By Jordan Fabian and Jennifer A. Dlouhy
The oil and gas industry shed nearly 51,000 drilling and refining jobs in March, a 9% reduction that is likely to get worse as prices plunge.
March’s job losses rise by 15,000 when ancillary jobs such as construction, manufacturing of drilling equipment and shipping are included, according to BW Research Partnership, a research consultancy, which analyzed Department of Labor data combined with the firm’s own survey data of about 30,000 energy companies.
West Texas Intermediate plunged below zero on Monday for the first time in history with the contract for May nearing expiration, leaving traders in a panic as they tried to avoid taking delivery of physical barrels. On Tuesday the losses spread to the next month — highlighting the massive glut in the market causing the rout rather than any technical quirk.
Energy stocks pared their decline following Trump’s tweet. The Standard & Poor’s 500 Energy Index was down 1.9% at 9:54 a.m. in New York after tumbling as much as 4.4%.
The Trump administration has spent weeks looking for ways to help independent oil companies battered by the price rout.

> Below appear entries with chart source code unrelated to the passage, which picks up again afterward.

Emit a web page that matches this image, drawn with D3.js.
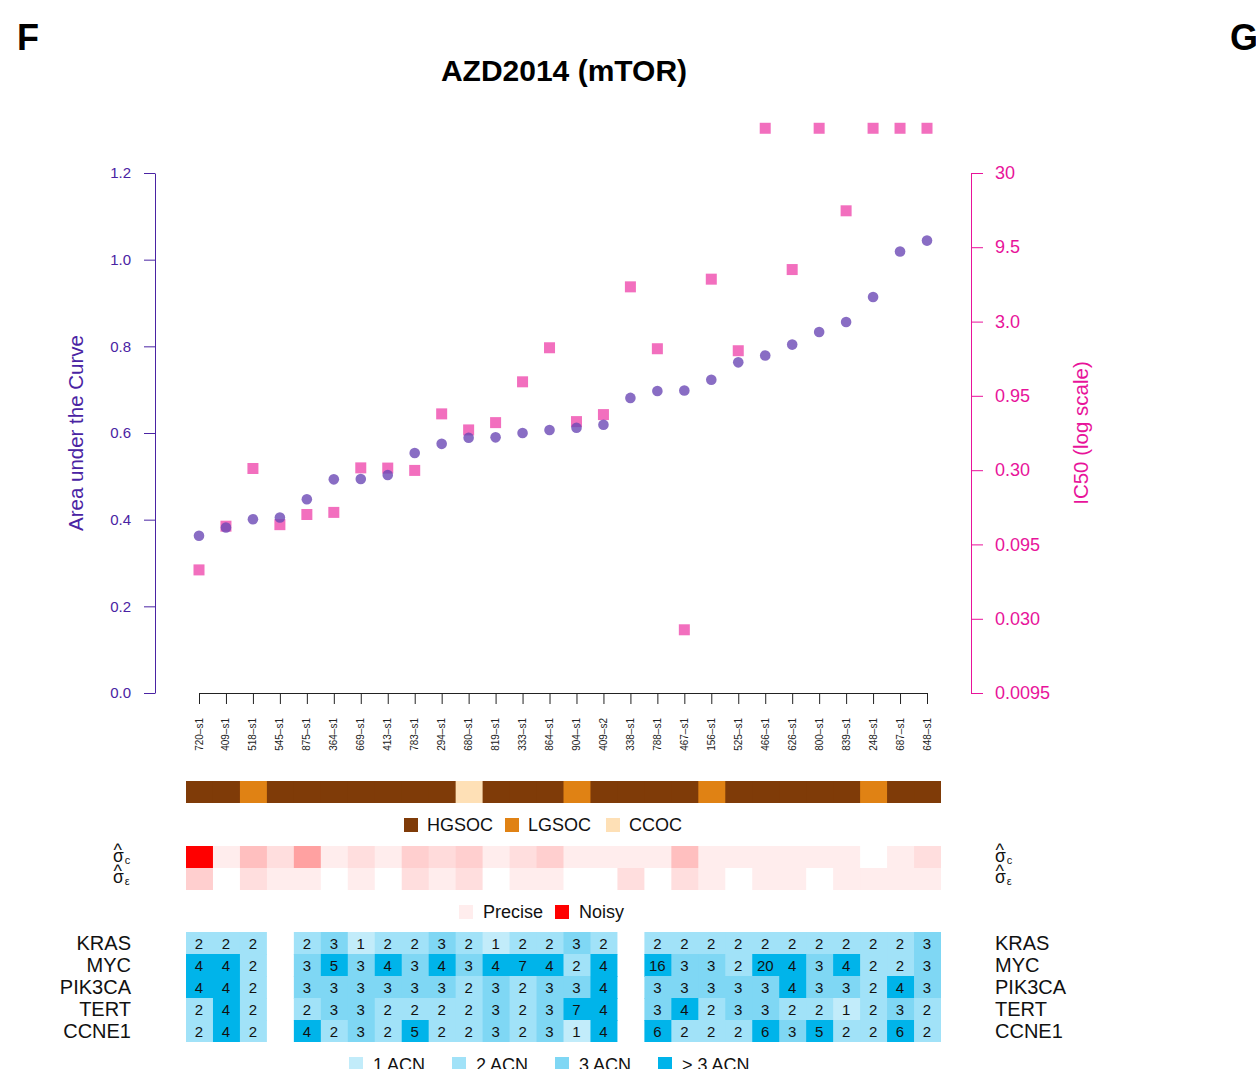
<!DOCTYPE html>
<html>
<head>
<meta charset="utf-8">
<script src="https://cdn.jsdelivr.net/npm/d3@7"></script>
<style>
  body { margin: 0; background: #fff; }
  svg { display: block; font-family: "Liberation Sans", Arial, sans-serif; }
</style>
</head>
<body>
<div id="chart"></div>
<script>
// ---- data ----
const samples = ["720-s1","409-s1","518-s1","545-s1","875-s1","364-s1","669-s1","413-s1","783-s1","294-s1",
  "680-s1","819-s1","333-s1","864-s1","904-s1","409-s2","338-s1","788-s1","467-s1","156-s1",
  "525-s1","466-s1","626-s1","800-s1","839-s1","248-s1","687-s1","648-s1"];

const auc = [0.363,0.382,0.401,0.405,0.447,0.493,0.494,0.503,0.554,0.575,
  0.589,0.590,0.600,0.607,0.612,0.619,0.681,0.697,0.698,0.723,
  0.763,0.779,0.804,0.833,0.856,0.914,1.019,1.044];

// IC50 (uM); values above the axis max are plotted as 60
const ic50 = [0.064,0.126,0.308,0.129,0.151,0.156,0.311,0.31,0.299,0.718,
  0.56,0.627,1.18,2.0,0.637,0.71,5.14,1.97,0.0253,5.79,
  1.91,60,6.72,60,16.7,60,60,60];

const subtype = ["HGSOC","HGSOC","LGSOC","HGSOC","HGSOC","HGSOC","HGSOC","HGSOC","HGSOC","HGSOC",
  "CCOC","HGSOC","HGSOC","HGSOC","LGSOC","HGSOC","HGSOC","HGSOC","HGSOC","LGSOC",
  "HGSOC","HGSOC","HGSOC","HGSOC","HGSOC","LGSOC","HGSOC","HGSOC"];
const subtypeNames = ["HGSOC","LGSOC","CCOC"];
const subtypeColors = ["#7f3b08","#e08214","#fee0b6"];

// noise level, 0 = precise, 1 = noisy
const sigmaC = [1.0,0.07,0.25,0.13,0.37,0.07,0.13,0.07,0.19,0.14,0.19,0.07,0.13,0.19,
  0.07,0.07,0.07,0.07,0.25,0.07,0.07,0.07,0.07,0.07,0.07,0,0.07,0.13];
const sigmaE = [0.19,0,0.13,0.07,0.07,0,0.07,0,0.13,0.07,0.13,0,0.07,0.07,
  0,0,0.13,0,0.13,0.07,0,0.07,0.07,0,0.07,0.07,0.07,0.07];

const genes = ["KRAS","MYC","PIK3CA","TERT","CCNE1"];
const cnaKRAS  = [2,2,2,null,2,3,1,2,2,3,2,1,2,2,3,2,null,2,2,2,2,2,2,2,2,2,2,3];
const cnaMYC   = [4,4,2,null,3,5,3,4,3,4,3,4,7,4,2,4,null,16,3,3,2,20,4,3,4,2,2,3];
const cnaPIK3CA= [4,4,2,null,3,3,3,3,3,3,2,3,2,3,3,4,null,3,3,3,3,3,4,3,3,2,4,3];
const cnaTERT  = [2,4,2,null,2,3,3,2,2,2,2,3,2,3,7,4,null,3,4,2,3,3,2,2,1,2,3,2];
const cnaCCNE1 = [2,4,2,null,4,2,3,2,5,2,2,3,2,3,1,4,null,6,2,2,2,6,3,5,2,2,6,2];
const cnaRows = [cnaKRAS, cnaMYC, cnaPIK3CA, cnaTERT, cnaCCNE1];

const aucTicks = [0, 0.2, 0.4, 0.6, 0.8, 1.0, 1.2];
const icTicks = [30, 9.5, 3.0, 0.95, 0.30, 0.095, 0.030, 0.0095];
const icTickLabels = ["30","9.5","3.0","0.95","0.30","0.095","0.030","0.0095"];
const acnLabels = ["1 ACN","2 ACN","3 ACN","> 3 ACN"];
const acnColors = ["#c2ecfa","#a1e2f8","#7fd7f4","#00b4ea"];

// ---- drawing ----
const purple = "#4a23a3";
const magenta = "#e8139a";
const font = '"Liberation Sans", Arial, sans-serif';

const svg = d3.select('#chart')
  .append('svg')
  .attr('width', 1256)
  .attr('height', 1069);

const x = d3.scalePoint().domain(samples).range([199, 927]);
const band = d3.scaleBand().domain(samples).range([186, 941]);
const yAuc = d3.scaleLinear().domain([0, 1.2]).range([693, 173]);
const yIc = d3.scaleLog().domain([0.0095, 30]).range([693, 173]);

// panel letters and title
svg.append('text').attr('x', 17).attr('y', 50).attr('font-size', 36).attr('font-weight', 'bold').text('F');
svg.append('text').attr('x', 1230).attr('y', 50).attr('font-size', 36).attr('font-weight', 'bold').text('G');
svg.append('text').attr('x', 564).attr('y', 81).attr('text-anchor', 'middle')
  .attr('font-size', 30).attr('font-weight', 'bold').text('AZD2014 (mTOR)');

// left axis (AUC)
const gLeft = svg.append('g').attr('transform', 'translate(155,0)')
  .call(d3.axisLeft(yAuc).tickValues(aucTicks).tickFormat(d3.format('.1f'))
    .tickSize(11).tickSizeOuter(0).tickPadding(13));
gLeft.attr('font-family', font).attr('font-size', 15);
gLeft.selectAll('path, line').attr('stroke', purple);
gLeft.selectAll('text').attr('fill', purple);

svg.append('text')
  .attr('transform', 'translate(83,433) rotate(-90)')
  .attr('text-anchor', 'middle')
  .attr('font-size', 20.5)
  .attr('fill', purple)
  .text('Area under the Curve');

// right axis (IC50)
const gRight = svg.append('g').attr('transform', 'translate(971,0)')
  .call(d3.axisRight(yIc).tickValues(icTicks).tickFormat((d, i) => icTickLabels[i])
    .tickSize(12).tickSizeOuter(0).tickPadding(12));
gRight.attr('font-family', font).attr('font-size', 18);
gRight.selectAll('path, line').attr('stroke', magenta);
gRight.selectAll('text').attr('fill', magenta);

svg.append('text')
  .attr('transform', 'translate(1088,433) rotate(-90)')
  .attr('text-anchor', 'middle')
  .attr('font-size', 20.5)
  .attr('fill', magenta)
  .text('IC50 (log scale)');

// bottom axis with sample names
const gBottom = svg.append('g').attr('transform', 'translate(0,693)')
  .call(d3.axisBottom(x).tickSize(11).tickSizeOuter(0).tickFormat(''));
gBottom.selectAll('path, line').attr('stroke', '#222');

svg.append('g').selectAll('text')
  .data(samples)
  .join('text')
  .attr('transform', d => 'translate(' + (x(d) + 3.5) + ',718) rotate(-90)')
  .attr('text-anchor', 'end')
  .attr('font-size', 10)
  .attr('fill', '#222')
  .text(d => d.replace('-', '\u2013'));

// IC50 squares then AUC circles
svg.append('g').selectAll('rect')
  .data(samples)
  .join('rect')
  .attr('x', d => x(d) - 5.5)
  .attr('y', (d, i) => yIc(ic50[i]) - 5.5)
  .attr('width', 11)
  .attr('height', 11)
  .attr('fill', '#ee3fa8')
  .attr('fill-opacity', 0.75);

svg.append('g').selectAll('circle')
  .data(samples)
  .join('circle')
  .attr('cx', d => x(d))
  .attr('cy', (d, i) => yAuc(auc[i]))
  .attr('r', 5.3)
  .attr('fill', '#6b48b5')
  .attr('fill-opacity', 0.8);

// subtype bar
const subColor = d3.scaleOrdinal().domain(subtypeNames).range(subtypeColors);
svg.append('g').selectAll('rect')
  .data(samples)
  .join('rect')
  .attr('x', d => band(d))
  .attr('y', 781)
  .attr('width', (d, i) => band.bandwidth() + (i < samples.length - 1 ? 1 : 0))
  .attr('height', 22)
  .attr('fill', (d, i) => subColor(subtype[i]));

const subLegendX = [404, 505, 606];
const gSubLeg = svg.append('g');
subtypeNames.forEach((s, i) => {
  gSubLeg.append('rect').attr('x', subLegendX[i]).attr('y', 818).attr('width', 14).attr('height', 14)
    .attr('fill', subtypeColors[i]);
  gSubLeg.append('text').attr('x', subLegendX[i] + 23).attr('y', 831).attr('font-size', 18)
    .attr('fill', '#111').text(s);
});

// noise heatmap
const noiseColor = d3.scaleLinear().domain([0, 1]).range(['#ffffff', '#ff0000']);
[sigmaC, sigmaE].forEach((row, r) => {
  svg.append('g').selectAll('rect')
    .data(samples)
    .join('rect')
    .attr('x', d => band(d))
    .attr('y', 846 + r * 22)
    .attr('width', (d, i) => band.bandwidth() + (i < samples.length - 1 ? 1 : 0))
    .attr('height', r === 0 ? 23 : 22)
    .attr('fill', (d, i) => noiseColor(row[i]));
});

// sigma labels (hat over sigma, with subscript), one text element each
function sigmaLabel(x0, base, sub) {
  const t = svg.append('text').attr('fill', '#111');
  t.append('tspan').attr('x', x0 + 0.5).attr('y', base - 6).attr('font-size', 18).text('^');
  t.append('tspan').attr('x', x0).attr('y', base).attr('font-size', 17.5).text('\u03c3');
  t.append('tspan').attr('dx', 1).attr('y', base + 2).attr('font-size', 11).text(sub);
}
sigmaLabel(113, 862, 'c');
sigmaLabel(113, 883, '\u03b5');
sigmaLabel(995, 862, 'c');
sigmaLabel(995, 883, '\u03b5');

const noiseLegend = [["Precise", noiseColor(0.07), 459], ["Noisy", noiseColor(1), 555]];
noiseLegend.forEach(([label, col, lx]) => {
  svg.append('rect').attr('x', lx).attr('y', 905).attr('width', 14).attr('height', 14).attr('fill', col);
  svg.append('text').attr('x', lx + 24).attr('y', 918).attr('font-size', 18).attr('fill', '#111').text(label);
});

// copy-number heatmap
const acnColor = v => acnColors[Math.min(v, 4) - 1];
const rowY = d3.scaleBand().domain(genes).range([932, 1042]);
cnaRows.forEach((row, r) => {
  const cells = samples.map((s, i) => ({ s: s, v: row[i], i: i })).filter(c => c.v !== null);
  const g = svg.append('g');
  g.selectAll('rect')
    .data(cells)
    .join('rect')
    .attr('x', c => band(c.s))
    .attr('y', rowY(genes[r]))
    .attr('width', c => band.bandwidth() + (row[c.i + 1] != null ? 1 : 0))
    .attr('height', rowY.bandwidth() + (r < genes.length - 1 ? 1 : 0))
    .attr('fill', c => acnColor(c.v));
  g.selectAll('text')
    .data(cells)
    .join('text')
    .attr('x', c => x(c.s))
    .attr('y', rowY(genes[r]) + rowY.bandwidth() / 2 + 5.5)
    .attr('text-anchor', 'middle')
    .attr('font-size', 15)
    .attr('fill', '#111')
    .text(c => c.v);
});

genes.forEach(gname => {
  const cy = rowY(gname) + rowY.bandwidth() / 2 + 7;
  svg.append('text').attr('x', 131).attr('y', cy).attr('text-anchor', 'end')
    .attr('font-size', 20).attr('fill', '#111').text(gname);
  svg.append('text').attr('x', 995).attr('y', cy)
    .attr('font-size', 20).attr('fill', '#111').text(gname);
});

const acnLegendX = [349, 452, 555, 658];
acnLabels.forEach((label, i) => {
  svg.append('rect').attr('x', acnLegendX[i]).attr('y', 1057).attr('width', 14).attr('height', 14)
    .attr('fill', acnColors[i]);
  svg.append('text').attr('x', acnLegendX[i] + 24).attr('y', 1071).attr('font-size', 18)
    .attr('fill', '#111').text(label);
});
</script>
</body>
</html>
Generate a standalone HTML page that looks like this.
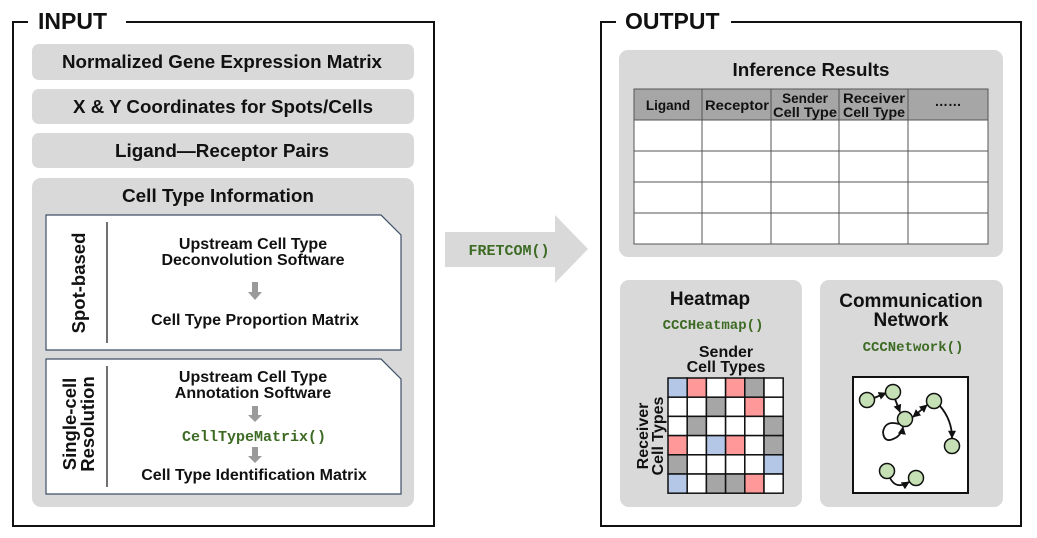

The Energy Department already has drafted a plan to effectively compensate those companies for halting oil production by buying their untapped crude reserves and making them part of the U.S. government’s emergency stockpile. Under the plan, the government would essentially buy the oil locked underground but ask producers to hold off on extracting or delivering it.
Federal law authorizes the Energy Department to set aside as much as 1 billion barrels of oil for emergencies, but the agency has only used about two thirds of that capacity with crude stashed in a complex of salt caverns along the Gulf Coast. That creates the opening for the new keep-it-in-the-ground approach to oil reserves.
Trump has rebuffed other proposals for industry-targeted aid, including a broad effort to stop charging energy companies royalties for oil and gas produced on federal lands and waters. The Interior Department has said oil companies can seek royalty relief on a case-by-case basis, instead of under a broad Trump administration waiver.
Tuesday’s collapse of later contracts underscored the severity of the crisis.
Storage tanks, pipelines and tankers are rapidly being overwhelmed by a vast oversupply caused by slumping fuel demand as countries are locked down to fight the coronavirus. Traders everywhere are having to reassess their risk after Monday’s unprecedented collapse, leading to violent intraday swings. WTI’s June contract was halted three times early in New York to manage the volatility, CME Group Inc. said.
June West Texas Intermediate futures edged up about $1 after the tweet to $15.57 a barrel, but was still down more than $5 on the day.
The thinly traded May contract rose above zero to $1.40 a barrel. Brent crude slumped 20% to $20.48, having earlier dropped to as low as $18.10.
The collapse is reverberating across the oil industry, with prices trading below zero across America. On Monday, WTI Midland in Texas — a flagship marker for the U.S. shale industry — was at -$13.13 a barrel, while crude in Alaska was at -$46.63.